Code that draws figures
[start]

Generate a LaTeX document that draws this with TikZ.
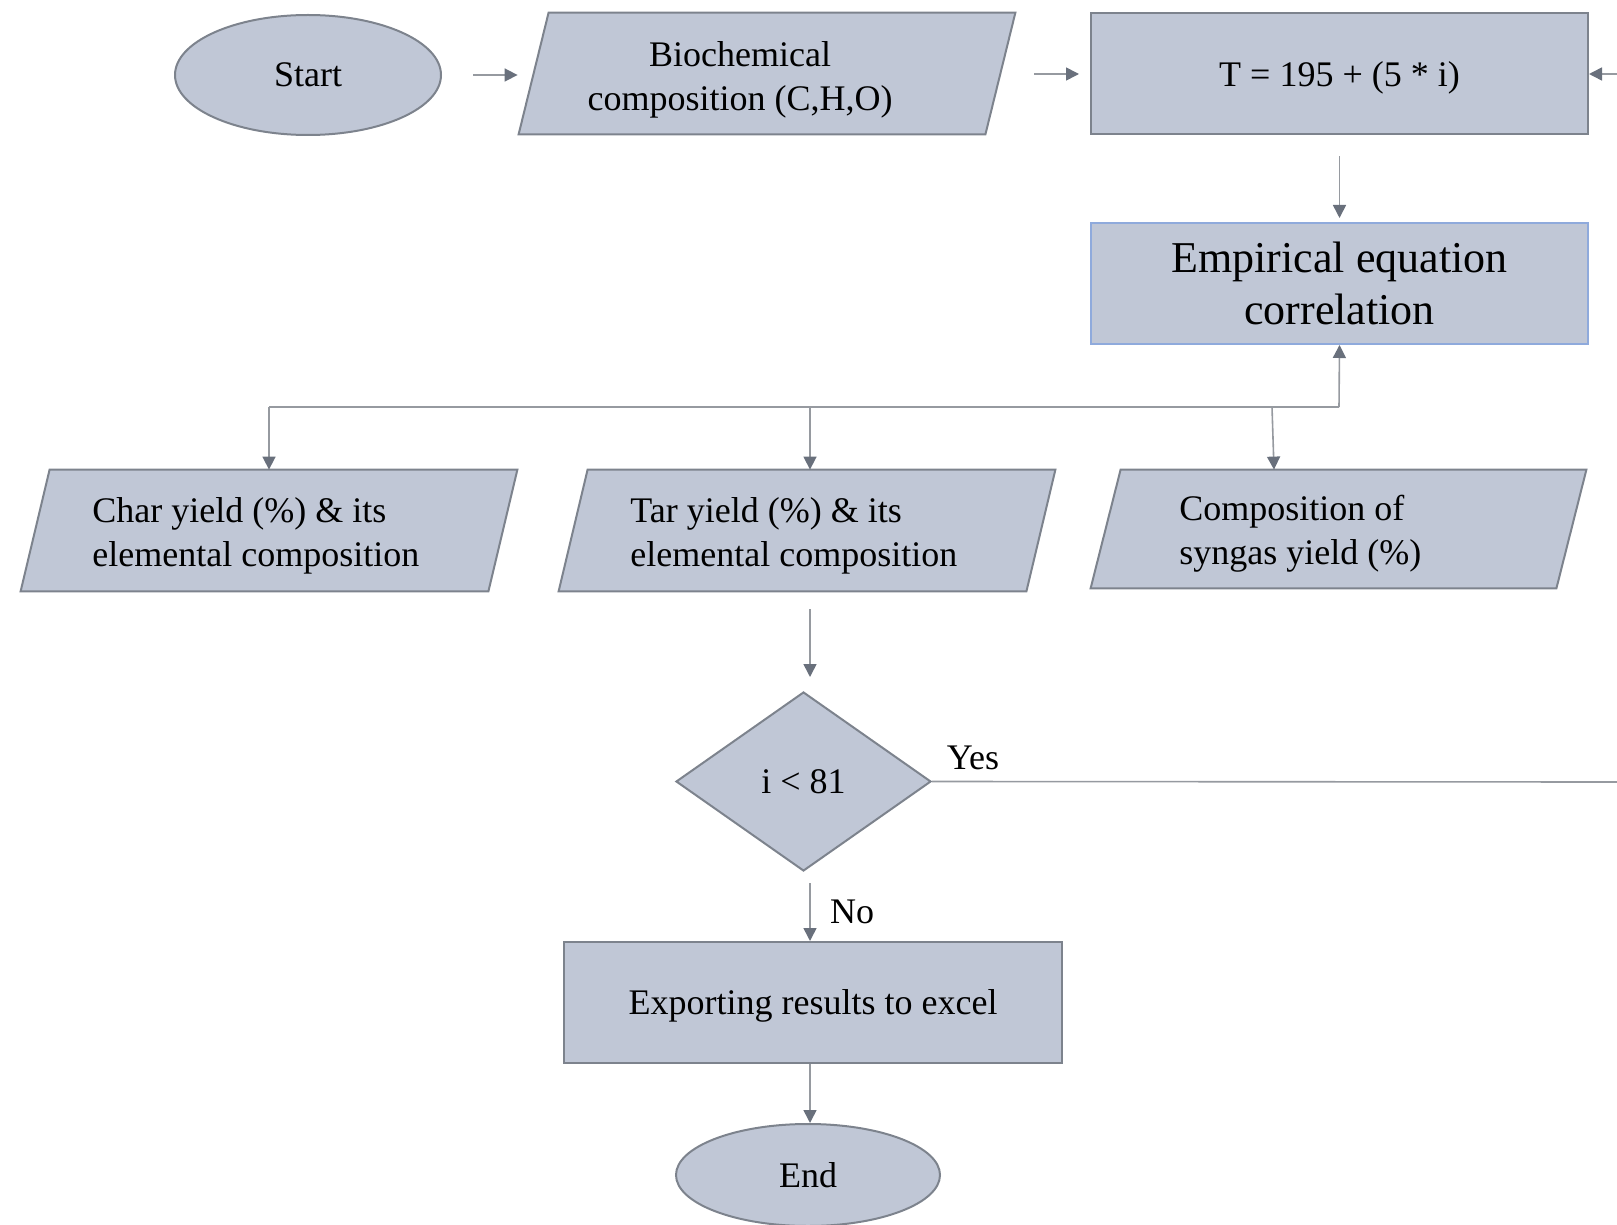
\documentclass[tikz,border=0pt]{standalone}
\usepackage{fontspec}
\setmainfont{Liberation Serif}
\usetikzlibrary{shapes.geometric,arrows.meta,calc}
\definecolor{boxfill}{RGB}{192,199,214}
\definecolor{boxline}{RGB}{125,131,141}
\definecolor{empline}{RGB}{143,170,220}
\definecolor{conn}{RGB}{150,154,160}
\definecolor{tipc}{RGB}{105,112,124}
\newcommand\parashape[2]{\draw[iobox] ([xshift=#2]#1.north west) -- (#1.north east) -- ([xshift=-#2]#1.south east) -- (#1.south west) -- cycle;}
\begin{document}
\begin{tikzpicture}[x=0.5pt,y=-0.5pt,
  base/.style={fill=boxfill, draw=boxline, line width=1pt, inner sep=0pt,
    font=\fontsize{18}{22}\selectfont, text=black},
  proc/.style={base, rectangle, minimum width=248.5pt, minimum height=60.5pt, align=center},
  io/.style={rectangle, inner sep=0pt, minimum width=248pt, minimum height=60.5pt},
  iobox/.style={fill=boxfill, draw=boxline, line width=1pt},
  term/.style={base, ellipse, minimum width=133pt, minimum height=60pt},
  decision/.style={base, diamond, aspect=1.42, minimum width=127.5pt, minimum height=89.5pt},
  arr/.style={draw=conn, line width=0.8pt, -{Triangle[length=6.5pt,width=6.5pt,fill=tipc,color=tipc]}},
  conline/.style={draw=conn, line width=0.8pt},
  lbl/.style={font=\fontsize{18}{22}\selectfont, inner sep=0pt, text=black}
]
\useasboundingbox (0,0) rectangle (1617,1225);

% nodes
\node[term] (start) at (308,75) {Start};
\node[io] (bio) at (767,73.5) {};
\parashape{bio}{15pt}
\node[lbl, align=center] (biot) at (740,80) {Biochemical\\composition (C,H,O)};
\node[proc, text depth=0pt] (T) at (1339.5,74) {T = 195 + (5 * i)};
\node[proc, draw=empline, font=\fontsize{22}{26}\selectfont] (emp) at (1339.5,283.5) {Empirical equation\\correlation};
\node[io] (char) at (269,530.5) {};
\parashape{char}{14.5pt}
\node[lbl, align=left, anchor=west] (chart) at (92,536) {Char yield (\%) \& its\\elemental composition};
\node[io] (tar) at (807,530.5) {};
\parashape{tar}{14.5pt}
\node[lbl, align=left, anchor=west] (tart) at (630,536) {Tar yield (\%) \& its\\elemental composition};
\node[io, minimum width=247.5pt, minimum height=59pt] (comp) at (1338.5,529) {};
\parashape{comp}{15pt}
\node[lbl, align=left, anchor=west] (compt) at (1179,534) {Composition of\\syngas yield (\%)};
\node[decision] (dia) at (803.5,781.5) {i < 81};
\node[proc, minimum width=249pt, text depth=0pt] (exp) at (813,1002.5) {Exporting results to excel};
\node[term, minimum width=132pt, minimum height=51pt] (end) at (808,1175) {End};

\coordinate (rin) at (1617,74);
\coordinate (j) at (1339,407);
\coordinate (cj) at (1272,407);
\coordinate (yend) at (1617,782);
\coordinate (mx) at (810,0);

% connectors
\draw[arr, shorten <=15.5pt, shorten >=0.5pt] (start.east) -- (start.east -| bio.south west);
\draw[arr, shorten <=9.5pt, shorten >=5.5pt] (bio.north east |- T.west) -- (T.west);
\draw[arr] (rin) -- (T.east);
\draw[arr, shorten <=10.5pt, shorten >=2pt] (T.south) -- (emp.north);
\draw[arr] (j) -- (emp.south);
\draw[conline] (j) -- (char.north |- j);
\draw[arr] (char.north |- j) -- (char.north);
\draw[arr] (mx |- j) -- (mx |- tar.north);
\draw[arr] (cj) -- ([xshift=1pt]cj |- comp.north);
\draw[arr, shorten <=9pt, shorten >=7pt] (mx |- tar.south) -- (mx |- dia.north);
\draw[conline] (dia.east) -- (yend);
\node[lbl] (yes) at (973,758) {Yes};
\draw[arr, shorten <=5.5pt] (mx |- dia.south) -- (mx |- exp.north);
\node[lbl] (no) at (852,912) {No};
\draw[arr] (mx |- exp.south) -- (mx |- end.north);
\end{tikzpicture}
\end{document}
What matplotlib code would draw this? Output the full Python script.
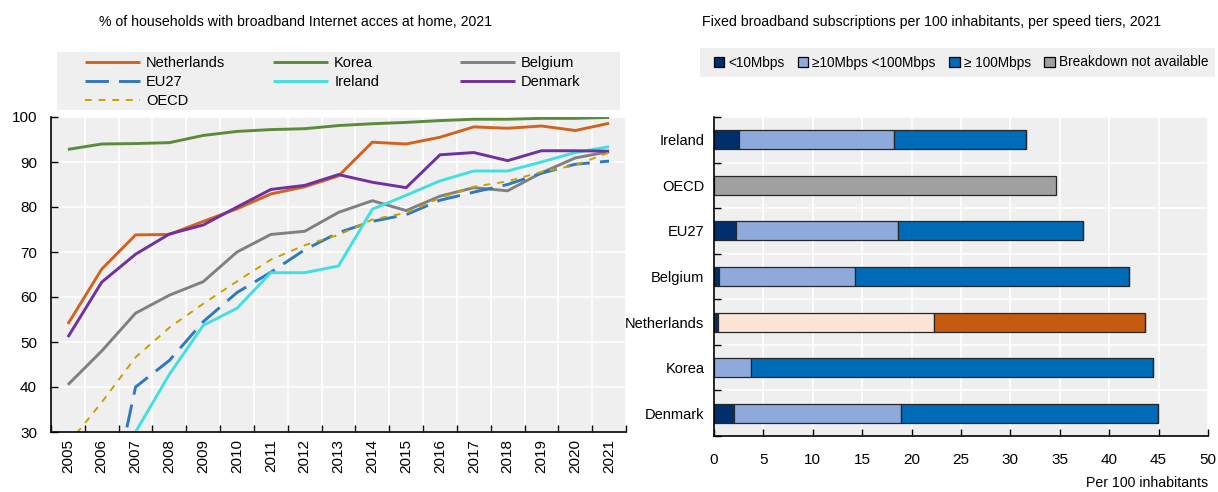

[end]

▶ **What you have to do**
Output all the records, word for word, with no pictures in the copy.

▶ **Solution**
Generate a LaTeX document that draws this with TikZ.
\documentclass[tikz,border=0pt]{standalone}
\usepackage{fontspec}
\setmainfont{Liberation Serif}
\usetikzlibrary{shapes.geometric,arrows.meta,calc}
\definecolor{boxfill}{RGB}{192,199,214}
\definecolor{boxline}{RGB}{125,131,141}
\definecolor{empline}{RGB}{143,170,220}
\definecolor{conn}{RGB}{150,154,160}
\definecolor{tipc}{RGB}{105,112,124}
\newcommand\parashape[2]{\draw[iobox] ([xshift=#2]#1.north west) -- (#1.north east) -- ([xshift=-#2]#1.south east) -- (#1.south west) -- cycle;}
\begin{document}
\begin{tikzpicture}[x=0.5pt,y=-0.5pt,
  base/.style={fill=boxfill, draw=boxline, line width=1pt, inner sep=0pt,
    font=\fontsize{18}{22}\selectfont, text=black},
  proc/.style={base, rectangle, minimum width=248.5pt, minimum height=60.5pt, align=center},
  io/.style={rectangle, inner sep=0pt, minimum width=248pt, minimum height=60.5pt},
  iobox/.style={fill=boxfill, draw=boxline, line width=1pt},
  term/.style={base, ellipse, minimum width=133pt, minimum height=60pt},
  decision/.style={base, diamond, aspect=1.42, minimum width=127.5pt, minimum height=89.5pt},
  arr/.style={draw=conn, line width=0.8pt, -{Triangle[length=6.5pt,width=6.5pt,fill=tipc,color=tipc]}},
  conline/.style={draw=conn, line width=0.8pt},
  lbl/.style={font=\fontsize{18}{22}\selectfont, inner sep=0pt, text=black}
]
\useasboundingbox (0,0) rectangle (1617,1225);

% nodes
\node[term] (start) at (308,75) {Start};
\node[io] (bio) at (767,73.5) {};
\parashape{bio}{15pt}
\node[lbl, align=center] (biot) at (740,80) {Biochemical\\composition (C,H,O)};
\node[proc, text depth=0pt] (T) at (1339.5,74) {T = 195 + (5 * i)};
\node[proc, draw=empline, font=\fontsize{22}{26}\selectfont] (emp) at (1339.5,283.5) {Empirical equation\\correlation};
\node[io] (char) at (269,530.5) {};
\parashape{char}{14.5pt}
\node[lbl, align=left, anchor=west] (chart) at (92,536) {Char yield (\%) \& its\\elemental composition};
\node[io] (tar) at (807,530.5) {};
\parashape{tar}{14.5pt}
\node[lbl, align=left, anchor=west] (tart) at (630,536) {Tar yield (\%) \& its\\elemental composition};
\node[io, minimum width=247.5pt, minimum height=59pt] (comp) at (1338.5,529) {};
\parashape{comp}{15pt}
\node[lbl, align=left, anchor=west] (compt) at (1179,534) {Composition of\\syngas yield (\%)};
\node[decision] (dia) at (803.5,781.5) {i < 81};
\node[proc, minimum width=249pt, text depth=0pt] (exp) at (813,1002.5) {Exporting results to excel};
\node[term, minimum width=132pt, minimum height=51pt] (end) at (808,1175) {End};

\coordinate (rin) at (1617,74);
\coordinate (j) at (1339,407);
\coordinate (cj) at (1272,407);
\coordinate (yend) at (1617,782);
\coordinate (mx) at (810,0);

% connectors
\draw[arr, shorten <=15.5pt, shorten >=0.5pt] (start.east) -- (start.east -| bio.south west);
\draw[arr, shorten <=9.5pt, shorten >=5.5pt] (bio.north east |- T.west) -- (T.west);
\draw[arr] (rin) -- (T.east);
\draw[arr, shorten <=10.5pt, shorten >=2pt] (T.south) -- (emp.north);
\draw[arr] (j) -- (emp.south);
\draw[conline] (j) -- (char.north |- j);
\draw[arr] (char.north |- j) -- (char.north);
\draw[arr] (mx |- j) -- (mx |- tar.north);
\draw[arr] (cj) -- ([xshift=1pt]cj |- comp.north);
\draw[arr, shorten <=9pt, shorten >=7pt] (mx |- tar.south) -- (mx |- dia.north);
\draw[conline] (dia.east) -- (yend);
\node[lbl] (yes) at (973,758) {Yes};
\draw[arr, shorten <=5.5pt] (mx |- dia.south) -- (mx |- exp.north);
\node[lbl] (no) at (852,912) {No};
\draw[arr] (mx |- exp.south) -- (mx |- end.north);
\end{tikzpicture}
\end{document}
What matplotlib code would draw this? Output the full Python script.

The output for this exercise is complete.